- **Goal**:
Skip the pictures, please, and write out exactly the lines from the opening of the data through the line containing "d = np.array(days, dtype=float)".

Rows from a dataset of charts and code
◆ ◆ ◆ ◆ ◆ ◆ ◆
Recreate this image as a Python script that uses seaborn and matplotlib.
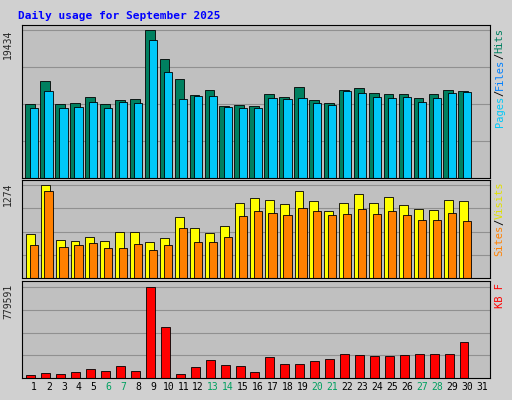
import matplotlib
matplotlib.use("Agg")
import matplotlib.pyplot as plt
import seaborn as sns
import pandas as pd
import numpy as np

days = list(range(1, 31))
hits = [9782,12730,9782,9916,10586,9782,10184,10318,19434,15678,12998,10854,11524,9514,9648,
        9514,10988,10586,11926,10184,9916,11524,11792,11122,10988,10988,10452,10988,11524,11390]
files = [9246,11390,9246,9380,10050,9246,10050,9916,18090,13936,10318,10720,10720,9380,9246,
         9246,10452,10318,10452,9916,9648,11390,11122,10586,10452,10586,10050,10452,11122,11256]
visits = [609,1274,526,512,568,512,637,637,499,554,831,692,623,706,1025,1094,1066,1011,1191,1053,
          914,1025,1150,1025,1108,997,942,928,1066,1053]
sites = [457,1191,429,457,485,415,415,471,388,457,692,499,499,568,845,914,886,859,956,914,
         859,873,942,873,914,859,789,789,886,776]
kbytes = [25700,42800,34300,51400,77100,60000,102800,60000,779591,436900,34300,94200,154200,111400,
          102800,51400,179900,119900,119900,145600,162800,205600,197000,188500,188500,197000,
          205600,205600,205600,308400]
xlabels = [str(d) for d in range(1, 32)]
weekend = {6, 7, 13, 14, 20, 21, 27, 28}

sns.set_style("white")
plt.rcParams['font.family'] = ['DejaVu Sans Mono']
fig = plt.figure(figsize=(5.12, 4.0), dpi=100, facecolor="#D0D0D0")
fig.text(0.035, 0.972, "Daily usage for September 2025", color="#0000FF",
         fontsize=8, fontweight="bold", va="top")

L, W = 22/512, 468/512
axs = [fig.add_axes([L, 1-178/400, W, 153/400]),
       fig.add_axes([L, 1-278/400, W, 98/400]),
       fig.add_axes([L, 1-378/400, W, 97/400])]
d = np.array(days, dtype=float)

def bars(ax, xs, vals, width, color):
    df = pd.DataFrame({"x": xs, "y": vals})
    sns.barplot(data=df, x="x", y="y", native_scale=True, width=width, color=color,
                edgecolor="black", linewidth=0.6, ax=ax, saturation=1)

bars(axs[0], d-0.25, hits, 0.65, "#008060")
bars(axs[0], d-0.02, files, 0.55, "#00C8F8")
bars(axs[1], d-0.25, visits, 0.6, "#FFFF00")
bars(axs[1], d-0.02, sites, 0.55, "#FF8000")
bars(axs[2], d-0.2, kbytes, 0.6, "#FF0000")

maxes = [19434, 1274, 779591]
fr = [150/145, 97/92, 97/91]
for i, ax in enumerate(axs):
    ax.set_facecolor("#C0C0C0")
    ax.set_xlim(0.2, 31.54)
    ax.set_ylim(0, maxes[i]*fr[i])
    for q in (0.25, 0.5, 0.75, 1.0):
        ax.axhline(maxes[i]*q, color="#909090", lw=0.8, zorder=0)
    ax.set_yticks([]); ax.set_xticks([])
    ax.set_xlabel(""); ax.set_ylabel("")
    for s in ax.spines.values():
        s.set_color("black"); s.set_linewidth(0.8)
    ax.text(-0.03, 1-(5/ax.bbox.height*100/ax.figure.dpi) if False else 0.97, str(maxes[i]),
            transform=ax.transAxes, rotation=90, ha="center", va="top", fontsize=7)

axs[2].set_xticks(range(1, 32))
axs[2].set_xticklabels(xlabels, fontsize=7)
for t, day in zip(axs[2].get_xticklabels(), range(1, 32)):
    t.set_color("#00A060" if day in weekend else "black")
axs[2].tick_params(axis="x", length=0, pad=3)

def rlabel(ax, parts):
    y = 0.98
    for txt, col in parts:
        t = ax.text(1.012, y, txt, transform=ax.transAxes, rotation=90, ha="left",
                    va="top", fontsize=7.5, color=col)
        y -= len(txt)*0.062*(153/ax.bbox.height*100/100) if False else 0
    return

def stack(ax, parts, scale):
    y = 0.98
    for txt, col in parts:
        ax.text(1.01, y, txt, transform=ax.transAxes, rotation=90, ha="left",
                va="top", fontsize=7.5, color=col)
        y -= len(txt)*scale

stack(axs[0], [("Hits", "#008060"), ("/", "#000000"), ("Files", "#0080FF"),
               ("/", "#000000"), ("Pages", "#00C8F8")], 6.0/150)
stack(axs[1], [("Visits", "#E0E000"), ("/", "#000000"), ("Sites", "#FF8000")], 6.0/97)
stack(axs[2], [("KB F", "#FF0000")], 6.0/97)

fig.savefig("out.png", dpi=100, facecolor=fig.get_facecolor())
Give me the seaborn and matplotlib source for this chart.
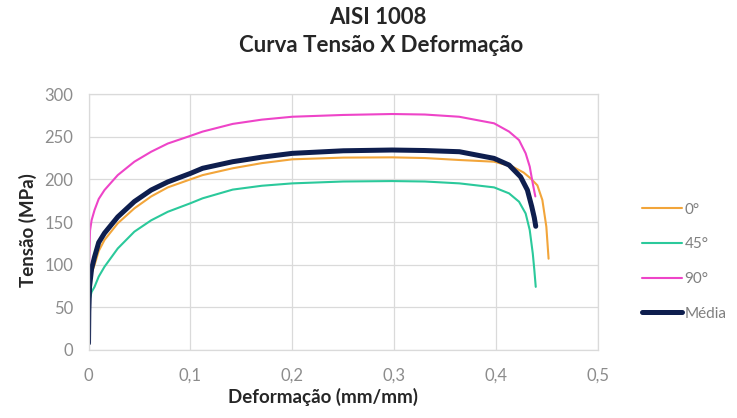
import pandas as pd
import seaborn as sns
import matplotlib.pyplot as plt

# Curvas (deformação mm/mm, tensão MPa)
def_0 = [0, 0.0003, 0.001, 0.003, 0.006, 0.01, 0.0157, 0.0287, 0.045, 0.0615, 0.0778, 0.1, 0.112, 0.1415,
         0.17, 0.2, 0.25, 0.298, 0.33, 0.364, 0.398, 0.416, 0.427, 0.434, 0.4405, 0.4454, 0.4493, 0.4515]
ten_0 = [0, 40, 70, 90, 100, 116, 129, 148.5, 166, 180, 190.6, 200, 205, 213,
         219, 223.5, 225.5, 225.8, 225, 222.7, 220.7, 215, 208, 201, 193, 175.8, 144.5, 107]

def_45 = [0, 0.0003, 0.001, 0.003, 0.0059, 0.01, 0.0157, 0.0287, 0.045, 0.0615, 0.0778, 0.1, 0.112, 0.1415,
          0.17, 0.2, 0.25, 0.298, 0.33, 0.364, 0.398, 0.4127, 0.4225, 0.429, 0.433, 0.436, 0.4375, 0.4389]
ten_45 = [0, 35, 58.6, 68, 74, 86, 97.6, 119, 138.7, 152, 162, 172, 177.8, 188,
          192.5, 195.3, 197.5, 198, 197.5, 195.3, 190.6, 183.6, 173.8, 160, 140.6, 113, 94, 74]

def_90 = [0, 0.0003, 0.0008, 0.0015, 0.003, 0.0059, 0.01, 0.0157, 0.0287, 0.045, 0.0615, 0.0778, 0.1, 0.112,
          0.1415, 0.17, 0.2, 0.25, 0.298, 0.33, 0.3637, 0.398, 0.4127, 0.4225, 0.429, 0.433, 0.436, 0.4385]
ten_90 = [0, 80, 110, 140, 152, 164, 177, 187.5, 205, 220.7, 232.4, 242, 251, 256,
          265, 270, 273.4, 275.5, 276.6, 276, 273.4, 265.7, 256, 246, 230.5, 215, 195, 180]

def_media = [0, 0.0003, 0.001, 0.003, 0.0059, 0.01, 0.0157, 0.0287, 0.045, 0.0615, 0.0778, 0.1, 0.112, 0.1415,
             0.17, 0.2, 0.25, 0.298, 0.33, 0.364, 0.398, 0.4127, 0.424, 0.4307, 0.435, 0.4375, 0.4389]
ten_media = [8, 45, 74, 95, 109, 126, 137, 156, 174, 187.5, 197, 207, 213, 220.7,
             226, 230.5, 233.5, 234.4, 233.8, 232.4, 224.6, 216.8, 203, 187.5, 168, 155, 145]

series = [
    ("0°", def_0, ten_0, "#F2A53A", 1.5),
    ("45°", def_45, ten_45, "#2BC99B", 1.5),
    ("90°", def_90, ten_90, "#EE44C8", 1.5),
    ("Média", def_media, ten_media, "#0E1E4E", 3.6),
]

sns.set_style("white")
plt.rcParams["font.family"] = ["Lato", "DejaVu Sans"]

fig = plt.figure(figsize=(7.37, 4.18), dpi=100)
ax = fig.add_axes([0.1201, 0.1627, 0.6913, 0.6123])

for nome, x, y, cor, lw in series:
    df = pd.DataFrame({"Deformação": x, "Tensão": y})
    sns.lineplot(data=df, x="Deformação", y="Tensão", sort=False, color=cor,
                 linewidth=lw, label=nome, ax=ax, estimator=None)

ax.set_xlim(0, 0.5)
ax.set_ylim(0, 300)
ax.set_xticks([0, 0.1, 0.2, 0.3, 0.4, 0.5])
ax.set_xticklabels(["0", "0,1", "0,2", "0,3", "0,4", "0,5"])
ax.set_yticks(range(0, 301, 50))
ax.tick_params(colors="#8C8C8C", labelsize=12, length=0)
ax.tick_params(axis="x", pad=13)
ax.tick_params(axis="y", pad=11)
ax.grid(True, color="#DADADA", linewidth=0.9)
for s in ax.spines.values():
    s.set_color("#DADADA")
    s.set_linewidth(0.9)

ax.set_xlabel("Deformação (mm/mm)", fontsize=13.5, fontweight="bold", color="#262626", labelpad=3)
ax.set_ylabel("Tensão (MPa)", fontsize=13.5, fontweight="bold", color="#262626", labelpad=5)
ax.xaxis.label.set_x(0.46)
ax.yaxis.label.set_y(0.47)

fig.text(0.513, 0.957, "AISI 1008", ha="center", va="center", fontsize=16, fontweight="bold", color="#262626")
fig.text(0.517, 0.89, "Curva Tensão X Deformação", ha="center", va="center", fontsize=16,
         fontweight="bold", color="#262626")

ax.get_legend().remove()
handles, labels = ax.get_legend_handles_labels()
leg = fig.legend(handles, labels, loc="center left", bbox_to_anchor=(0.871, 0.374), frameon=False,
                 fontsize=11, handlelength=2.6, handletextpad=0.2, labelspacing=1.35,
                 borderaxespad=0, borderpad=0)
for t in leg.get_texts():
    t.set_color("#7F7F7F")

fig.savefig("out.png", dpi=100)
◆ ◆ ◆ ◆ ◆ ◆ ◆
- **The result**:
Recreate this image as a Python script that uses seaborn and matplotlib.
import matplotlib
matplotlib.use("Agg")
import matplotlib.pyplot as plt
import seaborn as sns
import pandas as pd
import numpy as np

days = list(range(1, 31))
hits = [9782,12730,9782,9916,10586,9782,10184,10318,19434,15678,12998,10854,11524,9514,9648,
        9514,10988,10586,11926,10184,9916,11524,11792,11122,10988,10988,10452,10988,11524,11390]
files = [9246,11390,9246,9380,10050,9246,10050,9916,18090,13936,10318,10720,10720,9380,9246,
         9246,10452,10318,10452,9916,9648,11390,11122,10586,10452,10586,10050,10452,11122,11256]
visits = [609,1274,526,512,568,512,637,637,499,554,831,692,623,706,1025,1094,1066,1011,1191,1053,
          914,1025,1150,1025,1108,997,942,928,1066,1053]
sites = [457,1191,429,457,485,415,415,471,388,457,692,499,499,568,845,914,886,859,956,914,
         859,873,942,873,914,859,789,789,886,776]
kbytes = [25700,42800,34300,51400,77100,60000,102800,60000,779591,436900,34300,94200,154200,111400,
          102800,51400,179900,119900,119900,145600,162800,205600,197000,188500,188500,197000,
          205600,205600,205600,308400]
xlabels = [str(d) for d in range(1, 32)]
weekend = {6, 7, 13, 14, 20, 21, 27, 28}

sns.set_style("white")
plt.rcParams['font.family'] = ['DejaVu Sans Mono']
fig = plt.figure(figsize=(5.12, 4.0), dpi=100, facecolor="#D0D0D0")
fig.text(0.035, 0.972, "Daily usage for September 2025", color="#0000FF",
         fontsize=8, fontweight="bold", va="top")

L, W = 22/512, 468/512
axs = [fig.add_axes([L, 1-178/400, W, 153/400]),
       fig.add_axes([L, 1-278/400, W, 98/400]),
       fig.add_axes([L, 1-378/400, W, 97/400])]
d = np.array(days, dtype=float)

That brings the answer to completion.